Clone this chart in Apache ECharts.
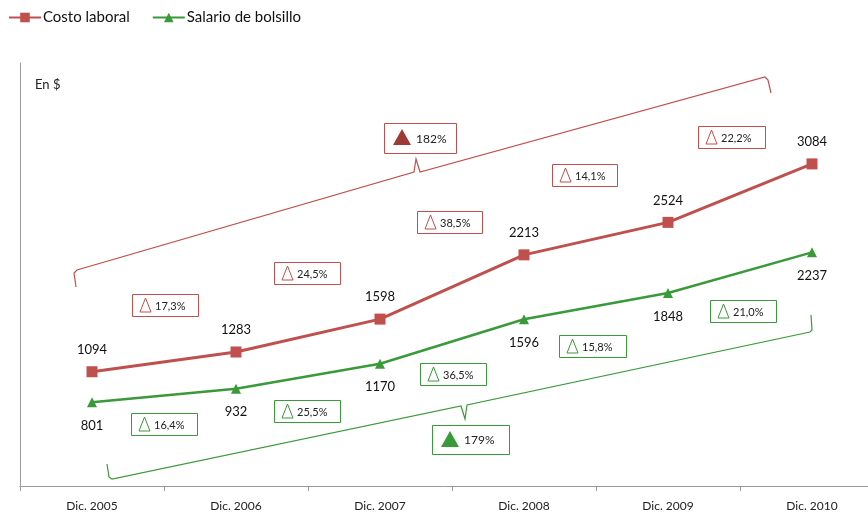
<!DOCTYPE html>
<html>
<head>
<meta charset="utf-8">
<script src="https://cdn.jsdelivr.net/npm/echarts@6/dist/echarts.min.js"></script>
<style>
  html, body { margin: 0; padding: 0; background: #fff; }
  #main { width: 868px; height: 516px; }
</style>
</head>
<body>
<div id="main"></div>
<script>
const categories = ['Dic. 2005', 'Dic. 2006', 'Dic. 2007', 'Dic. 2008', 'Dic. 2009', 'Dic. 2010'];
const costoLaboral = [1094, 1283, 1598, 2213, 2524, 3084];
const salarioBolsillo = [801, 932, 1170, 1596, 1848, 2237];
const costoGrowth = ['17,3%', '24,5%', '38,5%', '14,1%', '22,2%'];
const salarioGrowth = ['16,4%', '25,5%', '36,5%', '15,8%', '21,0%'];
const costoTotal = '182%';
const salarioTotal = '179%';

const RED = '#C0504D';
const GREEN = '#3A9A3A';
const FONT = 'Lato';

// annotation box placement (left, top, width, height)
const costoBoxes = [[132, 294, 66, 22], [274, 262, 66, 22], [417, 211, 65, 22], [552, 164, 65, 22], [698, 126, 67, 22]];
const salarioBoxes = [[131, 413, 66, 22], [274, 400, 66, 22], [420, 363, 66, 22], [559, 335, 67, 22], [710, 300, 66, 22]];
const costoTotalBox = [384, 123, 72, 30];
const salarioTotalBox = [432, 425, 77, 29];
const costoBrace = [[76, 287], [74, 273], [77, 270], [414, 172], [416, 159], [420, 172], [765, 77], [768, 80], [771, 93]];
const salarioBrace = [[107, 464], [109, 477], [112, 479], [461, 406], [465, 419], [467, 405], [810, 332], [812, 330], [811, 315]];

function growthBox(b, text, color) {
  const [x, y, w, h] = b;
  return {
    type: 'group',
    children: [
      { type: 'rect', shape: { x: x + 0.5, y: y + 0.5, width: w, height: h }, style: { fill: '#fff', stroke: color, lineWidth: 1 } },
      { type: 'polygon', shape: { points: [[x + 13.5, y + 4], [x + 8, y + 18], [x + 19, y + 18]] }, style: { fill: 'none', stroke: color, lineWidth: 1 } },
      { type: 'text', x: x + 23, y: y + h / 2 + 1, style: { text: text, fill: '#222', font: '11px ' + FONT, textVerticalAlign: 'middle' } }
    ]
  };
}

function totalBox(b, text, color, fillTri) {
  const [x, y, w, h] = b;
  return {
    type: 'group',
    children: [
      { type: 'rect', shape: { x: x + 0.5, y: y + 0.5, width: w, height: h }, style: { fill: '#fff', stroke: color, lineWidth: 1 } },
      { type: 'polygon', shape: { points: [[x + 18, y + 6], [x + 9, y + 22], [x + 27, y + 22]] }, style: { fill: fillTri } },
      { type: 'text', x: x + 32, y: y + h / 2 + 1, style: { text: text, fill: '#222', font: '12px ' + FONT, textVerticalAlign: 'middle' } }
    ]
  };
}

const graphics = [
  { type: 'text', left: 35, top: 78, style: { text: 'En $', fill: '#222', font: '13px ' + FONT } },
  { type: 'polyline', shape: { points: costoBrace }, style: { stroke: RED, lineWidth: 1.2, fill: 'none' } },
  { type: 'polyline', shape: { points: salarioBrace }, style: { stroke: GREEN, lineWidth: 1.2, fill: 'none' } },
  totalBox(costoTotalBox, costoTotal, RED, '#9E3A36'),
  totalBox(salarioTotalBox, salarioTotal, GREEN, '#3A9A3A')
];
costoGrowth.forEach((t, i) => graphics.push(growthBox(costoBoxes[i], t, RED)));
salarioGrowth.forEach((t, i) => graphics.push(growthBox(salarioBoxes[i], t, GREEN)));

const chart = echarts.init(document.getElementById('main'), null, { renderer: 'canvas' });
chart.setOption({
  animation: false,
  textStyle: { fontFamily: FONT },
  legend: {
    left: 3,
    top: 5,
    itemWidth: 32,
    itemHeight: 12,
    itemGap: 22,
    textStyle: { fontSize: 15, color: '#111', fontFamily: FONT, padding: [0, 0, 0, -3] },
    data: ['Costo laboral', 'Salario de bolsillo']
  },
  grid: { left: 20, top: 63, width: 864, height: 423, outerBoundsMode: 'none', containLabel: false },
  xAxis: {
    type: 'category',
    data: categories,
    boundaryGap: true,
    axisLine: { lineStyle: { color: '#999' } },
    axisTick: { show: true, length: 5, lineStyle: { color: '#999' } },
    axisLabel: { color: '#222', fontSize: 12, margin: 14, fontFamily: FONT }
  },
  yAxis: {
    type: 'value',
    min: 0,
    max: 4050,
    axisLine: { show: true, lineStyle: { color: '#999' } },
    axisTick: { show: false },
    axisLabel: { show: false },
    splitLine: { show: false }
  },
  series: [
    {
      name: 'Costo laboral',
      type: 'line',
      data: costoLaboral,
      symbol: 'rect',
      symbolSize: 11,
      lineStyle: { color: RED, width: 3 },
      itemStyle: { color: RED },
      label: { show: true, position: 'top', distance: 10, color: '#111', fontSize: 13, fontFamily: FONT }
    },
    {
      name: 'Salario de bolsillo',
      type: 'line',
      data: salarioBolsillo,
      symbol: 'triangle',
      symbolSize: 10,
      lineStyle: { color: GREEN, width: 2.5 },
      itemStyle: { color: GREEN },
      label: { show: true, position: 'bottom', distance: 12, color: '#111', fontSize: 13, fontFamily: FONT }
    }
  ],
  graphic: graphics
});
</script>
</body>
</html>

########

=== What is needed ===
Return all of the data exactly as written, and drop the pictures.

=== Correct response ===
Clone this chart in Apache ECharts.
<!DOCTYPE html>
<html>
<head>
<meta charset="utf-8">
<script src="https://cdn.jsdelivr.net/npm/echarts@6/dist/echarts.min.js"></script>
<style>
  html, body { margin: 0; padding: 0; background: #fff; }
  #main { width: 868px; height: 516px; }
</style>
</head>
<body>
<div id="main"></div>
<script>
const categories = ['Dic. 2005', 'Dic. 2006', 'Dic. 2007', 'Dic. 2008', 'Dic. 2009', 'Dic. 2010'];
const costoLaboral = [1094, 1283, 1598, 2213, 2524, 3084];
const salarioBolsillo = [801, 932, 1170, 1596, 1848, 2237];
const costoGrowth = ['17,3%', '24,5%', '38,5%', '14,1%', '22,2%'];
const salarioGrowth = ['16,4%', '25,5%', '36,5%', '15,8%', '21,0%'];
const costoTotal = '182%';
const salarioTotal = '179%';

const RED = '#C0504D';
const GREEN = '#3A9A3A';
const FONT = 'Lato';

// annotation box placement (left, top, width, height)
const costoBoxes = [[132, 294, 66, 22], [274, 262, 66, 22], [417, 211, 65, 22], [552, 164, 65, 22], [698, 126, 67, 22]];
const salarioBoxes = [[131, 413, 66, 22], [274, 400, 66, 22], [420, 363, 66, 22], [559, 335, 67, 22], [710, 300, 66, 22]];
const costoTotalBox = [384, 123, 72, 30];
const salarioTotalBox = [432, 425, 77, 29];
const costoBrace = [[76, 287], [74, 273], [77, 270], [414, 172], [416, 159], [420, 172], [765, 77], [768, 80], [771, 93]];
const salarioBrace = [[107, 464], [109, 477], [112, 479], [461, 406], [465, 419], [467, 405], [810, 332], [812, 330], [811, 315]];

function growthBox(b, text, color) {
  const [x, y, w, h] = b;
  return {
    type: 'group',
    children: [
      { type: 'rect', shape: { x: x + 0.5, y: y + 0.5, width: w, height: h }, style: { fill: '#fff', stroke: color, lineWidth: 1 } },
      { type: 'polygon', shape: { points: [[x + 13.5, y + 4], [x + 8, y + 18], [x + 19, y + 18]] }, style: { fill: 'none', stroke: color, lineWidth: 1 } },
      { type: 'text', x: x + 23, y: y + h / 2 + 1, style: { text: text, fill: '#222', font: '11px ' + FONT, textVerticalAlign: 'middle' } }
    ]
  };
}

function totalBox(b, text, color, fillTri) {
  const [x, y, w, h] = b;
  return {
    type: 'group',
    children: [
      { type: 'rect', shape: { x: x + 0.5, y: y + 0.5, width: w, height: h }, style: { fill: '#fff', stroke: color, lineWidth: 1 } },
      { type: 'polygon', shape: { points: [[x + 18, y + 6], [x + 9, y + 22], [x + 27, y + 22]] }, style: { fill: fillTri } },
      { type: 'text', x: x + 32, y: y + h / 2 + 1, style: { text: text, fill: '#222', font: '12px ' + FONT, textVerticalAlign: 'middle' } }
    ]
  };
}

const graphics = [
  { type: 'text', left: 35, top: 78, style: { text: 'En $', fill: '#222', font: '13px ' + FONT } },
  { type: 'polyline', shape: { points: costoBrace }, style: { stroke: RED, lineWidth: 1.2, fill: 'none' } },
  { type: 'polyline', shape: { points: salarioBrace }, style: { stroke: GREEN, lineWidth: 1.2, fill: 'none' } },
  totalBox(costoTotalBox, costoTotal, RED, '#9E3A36'),
  totalBox(salarioTotalBox, salarioTotal, GREEN, '#3A9A3A')
];
costoGrowth.forEach((t, i) => graphics.push(growthBox(costoBoxes[i], t, RED)));
salarioGrowth.forEach((t, i) => graphics.push(growthBox(salarioBoxes[i], t, GREEN)));

const chart = echarts.init(document.getElementById('main'), null, { renderer: 'canvas' });
chart.setOption({
  animation: false,
  textStyle: { fontFamily: FONT },
  legend: {
    left: 3,
    top: 5,
    itemWidth: 32,
    itemHeight: 12,
    itemGap: 22,
    textStyle: { fontSize: 15, color: '#111', fontFamily: FONT, padding: [0, 0, 0, -3] },
    data: ['Costo laboral', 'Salario de bolsillo']
  },
  grid: { left: 20, top: 63, width: 864, height: 423, outerBoundsMode: 'none', containLabel: false },
  xAxis: {
    type: 'category',
    data: categories,
    boundaryGap: true,
    axisLine: { lineStyle: { color: '#999' } },
    axisTick: { show: true, length: 5, lineStyle: { color: '#999' } },
    axisLabel: { color: '#222', fontSize: 12, margin: 14, fontFamily: FONT }
  },
  yAxis: {
    type: 'value',
    min: 0,
    max: 4050,
    axisLine: { show: true, lineStyle: { color: '#999' } },
    axisTick: { show: false },
    axisLabel: { show: false },
    splitLine: { show: false }
  },
  series: [
    {
      name: 'Costo laboral',
      type: 'line',
      data: costoLaboral,
      symbol: 'rect',
      symbolSize: 11,
      lineStyle: { color: RED, width: 3 },
      itemStyle: { color: RED },
      label: { show: true, position: 'top', distance: 10, color: '#111', fontSize: 13, fontFamily: FONT }
    },
    {
      name: 'Salario de bolsillo',
      type: 'line',
      data: salarioBolsillo,
      symbol: 'triangle',
      symbolSize: 10,
      lineStyle: { color: GREEN, width: 2.5 },
      itemStyle: { color: GREEN },
      label: { show: true, position: 'bottom', distance: 12, color: '#111', fontSize: 13, fontFamily: FONT }
    }
  ],
  graphic: graphics
});
</script>
</body>
</html>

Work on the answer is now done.